Last week purchase loan application volume rose 2% compared with the previous week, according to the Mortgage Bankers Association’s seasonally adjusted index. This jibes with anecdotal comments from real estate agents that they are seeing higher-than-normal early January demand. Applications were still 17% lower than the same week one year ago, but some of that is due to much lower supply in the market. Supply usually increases in December, but it did not last month.
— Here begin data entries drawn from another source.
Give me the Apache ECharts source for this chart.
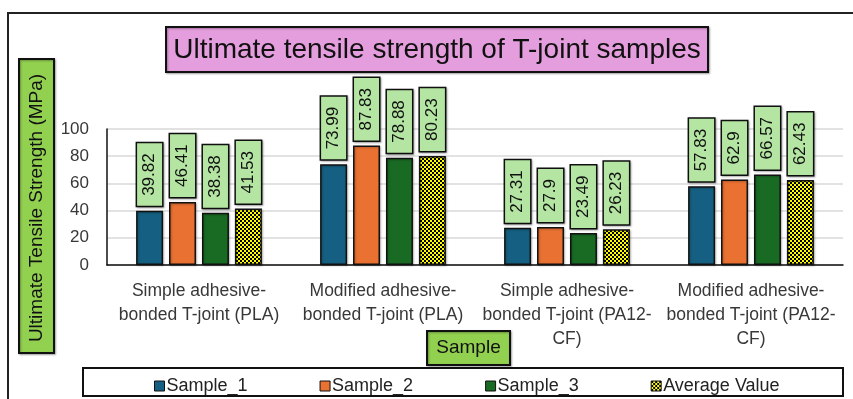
<!DOCTYPE html>
<html>
<head>
<meta charset="utf-8">
<script src="https://cdn.jsdelivr.net/npm/echarts@6/dist/echarts.min.js"></script>
<style>
  html, body { margin: 0; padding: 0; background: #fff; }
  #chart { width: 853px; height: 399px; }
</style>
</head>
<body>
<div id="chart"></div>
<script>
// Categories and measured values (MPa)
const categories = [
  'Simple adhesive-\nbonded T-joint (PLA)',
  'Modified adhesive-\nbonded T-joint (PLA)',
  'Simple adhesive-\nbonded T-joint (PA12-\nCF)',
  'Modified adhesive-\nbonded T-joint (PA12-\nCF)'
];
const sample1 = [39.82, 73.99, 27.31, 57.83];
const sample2 = [46.41, 87.83, 27.9, 62.9];
const sample3 = [38.38, 78.88, 23.49, 66.57];
const average = [41.53, 80.23, 26.23, 62.43];
const seriesNames = ['Sample_1', 'Sample_2', 'Sample_3', 'Average Value'];
const yTicks = [0, 20, 40, 60, 80, 100];

const SANS = '"Liberation Sans", Arial, sans-serif';

// Yellow/black checker fill for the average bars
function checker() {
  const c = document.createElement('canvas');
  c.width = 4; c.height = 4;
  const g = c.getContext('2d');
  g.fillStyle = '#ffff00'; g.fillRect(0, 0, 4, 4);
  g.fillStyle = '#000000';
  g.fillRect(0, 0, 2, 2);
  g.fillRect(2, 2, 2, 2);
  return c;
}

const fills = ['#156082', '#e97132', '#196b24', { image: checker(), repeat: 'repeat' }];
const values = [sample1, sample2, sample3, average];

const chart = echarts.init(document.getElementById('chart'), null, { renderer: 'canvas' });

const boxShadow = { shadowBlur: 2, shadowColor: 'rgba(0,0,0,0.3)', shadowOffsetX: 1, shadowOffsetY: 1 };

const series = values.map((v, i) => ({
  name: seriesNames[i],
  type: 'bar',
  data: v,
  barWidth: 27,
  barGap: '22%',
  itemStyle: Object.assign({
    color: fills[i],
    borderColor: '#111',
    borderWidth: 1.5
  }, boxShadow, { shadowColor: 'rgba(0,0,0,0.25)' }),
  label: Object.assign({
    show: true,
    position: 'top',
    distance: 5,
    rotate: 90,
    align: 'left',
    verticalAlign: 'middle',
    fontFamily: SANS,
    fontSize: 17,
    lineHeight: 17,
    color: '#111',
    backgroundColor: '#b4e5a2',
    borderColor: '#111',
    borderWidth: 1.5,
    padding: [4, 10, 4, 10]
  }, boxShadow),
  emphasis: { disabled: true }
}));

const option = {
  animation: false,
  backgroundColor: '#ffffff',
  grid: { left: 107, right: 10, top: 129, bottom: 134, containLabel: false },
  xAxis: {
    type: 'category',
    data: categories,
    axisLine: { lineStyle: { color: '#111', width: 1.5 } },
    axisTick: { show: false },
    axisLabel: {
      margin: 14,
      fontFamily: SANS,
      fontSize: 17.5,
      lineHeight: 24,
      color: '#383838',
      interval: 0
    }
  },
  yAxis: {
    type: 'value',
    min: yTicks[0],
    max: yTicks[yTicks.length - 1],
    interval: 20,
    axisLine: { show: true, lineStyle: { color: '#111', width: 1.5 } },
    axisTick: { show: false },
    splitLine: { lineStyle: { color: '#d9d9d9', width: 1.5 } },
    axisLabel: { margin: 18, fontFamily: SANS, fontSize: 17, color: '#383838' }
  },
  legend: {
    data: seriesNames,
    left: 149,
    top: 372,
    itemWidth: 10,
    itemHeight: 10,
    itemGap: 72,
    icon: 'rect',
    itemStyle: { borderColor: '#111', borderWidth: 1 },
    textStyle: { fontFamily: SANS, fontSize: 18, color: '#222', padding: [0, 0, 0, -3] }
  },
  graphic: [
    // outer frame
    { type: 'rect', shape: { x: 8, y: 13, width: 860, height: 400 }, style: { fill: 'none', stroke: '#222', lineWidth: 2 }, z: -1 },
    // legend frame
    { type: 'rect', shape: { x: 83, y: 368, width: 760, height: 28 }, style: { fill: 'none', stroke: '#111', lineWidth: 2 }, z: -1 },
    // chart title
    {
      type: 'group', left: 165, top: 26,
      children: [
        { type: 'rect', shape: { x: 0, y: 0, width: 542, height: 45 }, style: Object.assign({ fill: '#e59edd', stroke: '#111', lineWidth: 2 }, boxShadow) },
        { type: 'text', x: 271, y: 23, style: { text: 'Ultimate tensile strength of T-joint samples', fontFamily: SANS, fontSize: 28, fill: '#111', align: 'center', verticalAlign: 'middle' } }
      ]
    },
    // y-axis title
    {
      type: 'group', left: 18, top: 58,
      children: [
        { type: 'rect', shape: { x: 0, y: 0, width: 35, height: 294 }, style: Object.assign({ fill: '#92d050', stroke: '#111', lineWidth: 2 }, boxShadow) },
        { type: 'text', x: 18, y: 149, rotation: Math.PI / 2, style: { text: 'Ultimate Tensile Strength (MPa)', fontFamily: SANS, fontSize: 19, fill: '#111', align: 'center', verticalAlign: 'middle' } }
      ]
    },
    // x-axis title
    {
      type: 'group', left: 426, top: 330,
      children: [
        { type: 'rect', shape: { x: 0, y: 0, width: 83, height: 34 }, style: Object.assign({ fill: '#92d050', stroke: '#111', lineWidth: 2 }, boxShadow) },
        { type: 'text', x: 41.5, y: 17, style: { text: 'Sample', fontFamily: SANS, fontSize: 19, fill: '#111', align: 'center', verticalAlign: 'middle' } }
      ]
    }
  ],
  series: series
};

chart.setOption(option);
</script>
</body>
</html>
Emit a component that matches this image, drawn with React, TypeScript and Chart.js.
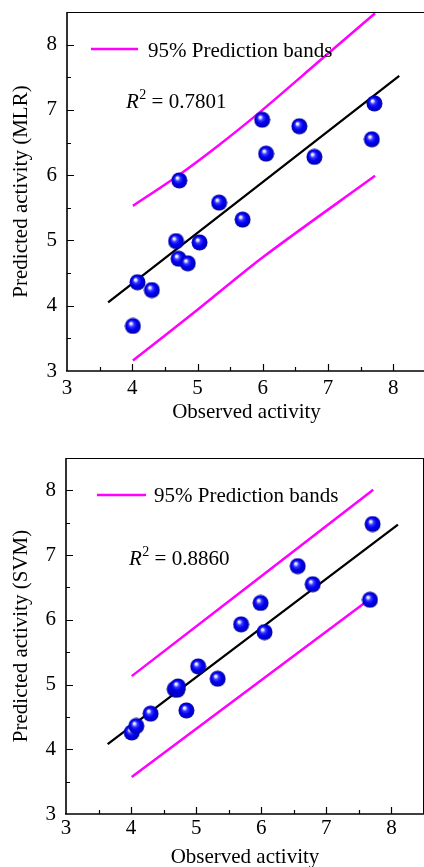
import { useEffect, useRef } from "react";
import { Chart, registerables } from "chart.js";

Chart.register(...registerables);

// ---------- data ----------
const observed = [4.01, 4.08, 4.3, 4.67, 4.71, 4.72, 4.85, 5.03, 5.33, 5.69, 5.99, 6.05, 6.56, 6.79, 7.67, 7.71];
const predictedMLR = [3.69, 4.36, 4.24, 4.99, 4.72, 5.92, 4.65, 4.97, 5.58, 5.32, 6.85, 6.33, 6.75, 6.28, 6.55, 7.1];
const predictedSVM = [4.26, 4.36, 4.55, 4.93, 4.92, 4.97, 4.6, 5.28, 5.09, 5.93, 6.26, 5.81, 6.83, 6.55, 6.31, 7.48];

const fitMLRx = [3.63, 8.09];
const fitMLRy = [4.05, 7.52];
const upperMLRx = [4.01, 4.71, 5.3, 5.96, 6.88, 7.72];
const upperMLRy = [5.53, 6.0, 6.44, 6.97, 7.76, 8.48];
const lowerMLRx = [4.01, 4.99, 6.01, 7.72];
const lowerMLRy = [3.16, 3.93, 4.75, 5.99];

const fitSVMx = [3.64, 8.1];
const fitSVMy = [4.08, 7.47];
const upperSVMx = [4.01, 7.72];
const upperSVMy = [5.13, 8.01];
const lowerSVMx = [4.01, 7.72];
const lowerSVMy = [3.57, 6.36];

const xTicks = [3, 4, 5, 6, 7, 8];
const yTicks = [3, 4, 5, 6, 7, 8];

const r2MLR = "0.7801";
const r2SVM = "0.8860";
const legendLabel = "95% Prediction bands";
const xTitle = "Observed activity";
const yTitleMLR = "Predicted activity (MLR)";
const yTitleSVM = "Predicted activity (SVM)";

// ---------- helpers ----------
const FONT = "'Liberation Serif', 'Times New Roman', serif";
const zip = (xs: number[], ys: number[]) => xs.map((x, i) => ({ x, y: ys[i] }));

function makeSphere(): HTMLCanvasElement {
  const size = 17;
  const c = document.createElement("canvas");
  c.width = size;
  c.height = size;
  const ctx = c.getContext("2d")!;
  const cx = size / 2;
  const cy = size / 2;
  const r = 8;
  const g = ctx.createRadialGradient(cx - 2.3, cy - 2.8, 0.2, cx, cy, r);
  g.addColorStop(0, "#ffffff");
  g.addColorStop(0.13, "#dcdcff");
  g.addColorStop(0.32, "#3a3aff");
  g.addColorStop(0.6, "#0000f2");
  g.addColorStop(0.88, "#0000c8");
  g.addColorStop(1, "#00008a");
  ctx.fillStyle = g;
  ctx.beginPath();
  ctx.arc(cx, cy, r, 0, Math.PI * 2);
  ctx.fill();
  return c;
}

type Deco = {
  legendLine: [number, number, number];
  legendText: [number, number];
  r2: [number, number];
  r2Value: string;
};

function decoPlugin(d: Deco) {
  return {
    id: "deco",
    afterDraw(chart: any) {
      const { ctx, chartArea: a, scales } = chart;
      const xs = scales.x;
      const ys = scales.y;
      ctx.save();
      ctx.strokeStyle = "#000";
      // frame
      ctx.lineWidth = 1;
      ctx.beginPath();
      ctx.moveTo(a.left, a.top + 0.5);
      ctx.lineTo(a.right, a.top + 0.5);
      ctx.moveTo(a.right - 0.5, a.top);
      ctx.lineTo(a.right - 0.5, a.bottom);
      ctx.stroke();
      ctx.lineWidth = 1.6;
      ctx.beginPath();
      ctx.moveTo(a.left, a.top);
      ctx.lineTo(a.left, a.bottom);
      ctx.moveTo(a.left - 1, a.bottom);
      ctx.lineTo(a.right, a.bottom);
      ctx.stroke();
      // inward ticks
      ctx.lineWidth = 1.2;
      ctx.beginPath();
      for (let v = 3.5; v <= 8.001; v += 0.5) {
        const len = Number.isInteger(v) ? 7 : 4;
        const px = Math.round(xs.getPixelForValue(v)) + 0.5;
        ctx.moveTo(px, a.bottom);
        ctx.lineTo(px, a.bottom - len);
        const py = Math.round(ys.getPixelForValue(v)) + 0.5;
        ctx.moveTo(a.left, py);
        ctx.lineTo(a.left + len, py);
      }
      ctx.stroke();
      // legend
      const [lx1, lx2, ly] = d.legendLine;
      ctx.strokeStyle = "#ff00ff";
      ctx.lineWidth = 2.5;
      ctx.beginPath();
      ctx.moveTo(lx1, ly);
      ctx.lineTo(lx2, ly);
      ctx.stroke();
      ctx.fillStyle = "#000";
      ctx.textBaseline = "alphabetic";
      ctx.textAlign = "left";
      ctx.font = `21px ${FONT}`;
      ctx.fillText(legendLabel, d.legendText[0], d.legendText[1]);
      // R^2
      const [rx, ry] = d.r2;
      ctx.font = `italic 21px ${FONT}`;
      ctx.fillText("R", rx, ry);
      const wR = ctx.measureText("R").width;
      ctx.font = `14px ${FONT}`;
      ctx.fillText("2", rx + wR + 0.5, ry - 9);
      const w2 = ctx.measureText("2").width;
      ctx.font = `21px ${FONT}`;
      ctx.fillText(" = " + d.r2Value, rx + wR + w2 + 0.5, ry);
      ctx.restore();
    },
  };
}

function buildConfig(opts: {
  pred: number[];
  fitx: number[];
  fity: number[];
  upx: number[];
  upy: number[];
  lox: number[];
  loy: number[];
  yTitle: string;
  padTop: number;
  yWidth: number;
  xHeight: number;
  xTickPad: number;
  xTitlePad: number;
  deco: Deco;
  sphere: HTMLCanvasElement;
}) {
  const font = { family: FONT, size: 21 };
  const lineDs = (data: any[], color: string, width: number) => ({
    data,
    showLine: true,
    borderColor: color,
    borderWidth: width,
    pointRadius: 0,
    pointHoverRadius: 0,
    tension: 0.3,
    fill: false,
  });
  return {
    type: "scatter" as const,
    data: {
      datasets: [
        {
          data: zip(observed, opts.pred),
          pointStyle: opts.sphere,
          pointRadius: 8,
          clip: false,
        },
        lineDs(zip(opts.fitx, opts.fity), "#000000", 2.3),
        lineDs(zip(opts.upx, opts.upy), "#ff00ff", 2.5),
        lineDs(zip(opts.lox, opts.loy), "#ff00ff", 2.5),
      ],
    },
    options: {
      responsive: false,
      animation: false,
      devicePixelRatio: 1,
      layout: { autoPadding: false, padding: { top: opts.padTop, left: 0, right: 0, bottom: 0 } },
      plugins: { legend: { display: false }, tooltip: { enabled: false } },
      scales: {
        x: {
          type: "linear",
          min: 3,
          max: 8.5,
          grid: { display: false, drawTicks: false },
          border: { display: false },
          ticks: { font, color: "#000", padding: opts.xTickPad, maxRotation: 0, autoSkip: false },
          title: {
            display: true,
            text: xTitle,
            font,
            color: "#000",
            padding: { top: 0, bottom: opts.xTitlePad },
          },
          afterBuildTicks: (s: any) => {
            s.ticks = xTicks.map((v) => ({ value: v }));
          },
          afterFit: (s: any) => {
            s.height = opts.xHeight;
            s.paddingLeft = 0;
            s.paddingRight = 0;
          },
        },
        y: {
          type: "linear",
          min: 3,
          max: 8.5,
          grid: { display: false, drawTicks: false },
          border: { display: false },
          ticks: { font, color: "#000", padding: 10, autoSkip: false },
          title: {
            display: true,
            text: opts.yTitle,
            font,
            color: "#000",
            padding: { top: 9, bottom: 0 },
          },
          afterBuildTicks: (s: any) => {
            s.ticks = yTicks.map((v) => ({ value: v }));
          },
          afterFit: (s: any) => {
            s.width = opts.yWidth;
            s.paddingTop = 0;
            s.paddingBottom = 0;
          },
        },
      },
    },
    plugins: [decoPlugin(opts.deco)],
  };
}

export default function App() {
  const topRef = useRef<HTMLCanvasElement>(null);
  const botRef = useRef<HTMLCanvasElement>(null);

  useEffect(() => {
    const sphere = makeSphere();
    const c1 = new Chart(
      topRef.current!,
      buildConfig({
        pred: predictedMLR,
        fitx: fitMLRx,
        fity: fitMLRy,
        upx: upperMLRx,
        upy: upperMLRy,
        lox: lowerMLRx,
        loy: lowerMLRy,
        yTitle: yTitleMLR,
        padTop: 12,
        yWidth: 67,
        xHeight: 59,
        xTickPad: 5,
        xTitlePad: 5,
        deco: { legendLine: [91, 138, 49], legendText: [148, 57], r2: [126, 108], r2Value: r2MLR },
        sphere,
      }) as any
    );
    const c2 = new Chart(
      botRef.current!,
      buildConfig({
        pred: predictedSVM,
        fitx: fitSVMx,
        fity: fitSVMy,
        upx: upperSVMx,
        upy: upperSVMy,
        lox: lowerSVMx,
        loy: lowerSVMy,
        yTitle: yTitleSVM,
        padTop: 28,
        yWidth: 66,
        xHeight: 56,
        xTickPad: 2,
        xTitlePad: 0,
        deco: { legendLine: [97, 146, 65], legendText: [154, 72], r2: [129, 135], r2Value: r2SVM },
        sphere,
      }) as any
    );
    return () => {
      c1.destroy();
      c2.destroy();
    };
  }, []);

  return (
    <div
      style={{
        position: "absolute",
        left: 0,
        top: 0,
        width: 424,
        height: 867,
        overflow: "hidden",
        background: "#fff",
      }}
    >
      <canvas ref={topRef} width={426} height={430} style={{ position: "absolute", left: 0, top: 0 }} />
      <canvas ref={botRef} width={424} height={440} style={{ position: "absolute", left: 0, top: 430 }} />
    </div>
  );
}
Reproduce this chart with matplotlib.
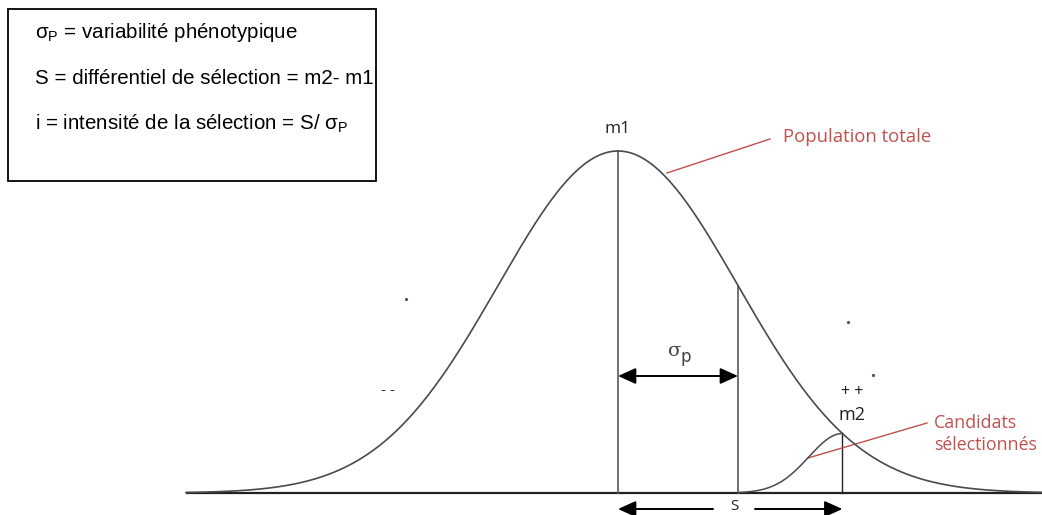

This, as the average contract interest rate for 30-year fixed-rate mortgages with conforming loan balances ($647,200 or less) increased to 3.52% from 3.33%, with points decreasing to 0.45 from 0.48 (including the origination fee) for loans with a 20% down payment. That is the highest rate since March 2020. It was 64 basis points lower the same week one year ago.
“Mortgage rates increased significantly across all loan types last week as the Federal Reserve’s signaling of tighter policy ahead pushed U.S. Treasury yields higher,” said Joel Kan, an MBA economist. “The housing market started 2022 on a strong note. Both conventional and government purchase applications showed increases, with FHA purchase applications increasing almost 9%, and VA applications increasing more than 5%.”
FHA and VA loans are low and no down payment options often used by first-time buyers.
Applications to refinance a home loan fell 0.1% from the previous week and were 50% lower than the same week one year ago. Refinance volume is now at the lowest level in more than a month. As mortgage rates rise, fewer and fewer borrowers can benefit from a refinance.
Mortgage rates rose sharply on Monday of this week, according to Mortgage News Daily, but settled back slightly on Tuesday.
“The big question now is whether the worst is now over for this abrupt move toward higher rates. The answer is a definitive ‘maybe!’ It might even be ‘probably,'” wrote Matthew Graham, chief operating officer at Mortgage News Daily. “Unfortunately, that doesn’t mean rates can’t go higher, simply that the pace may be moderating from here.”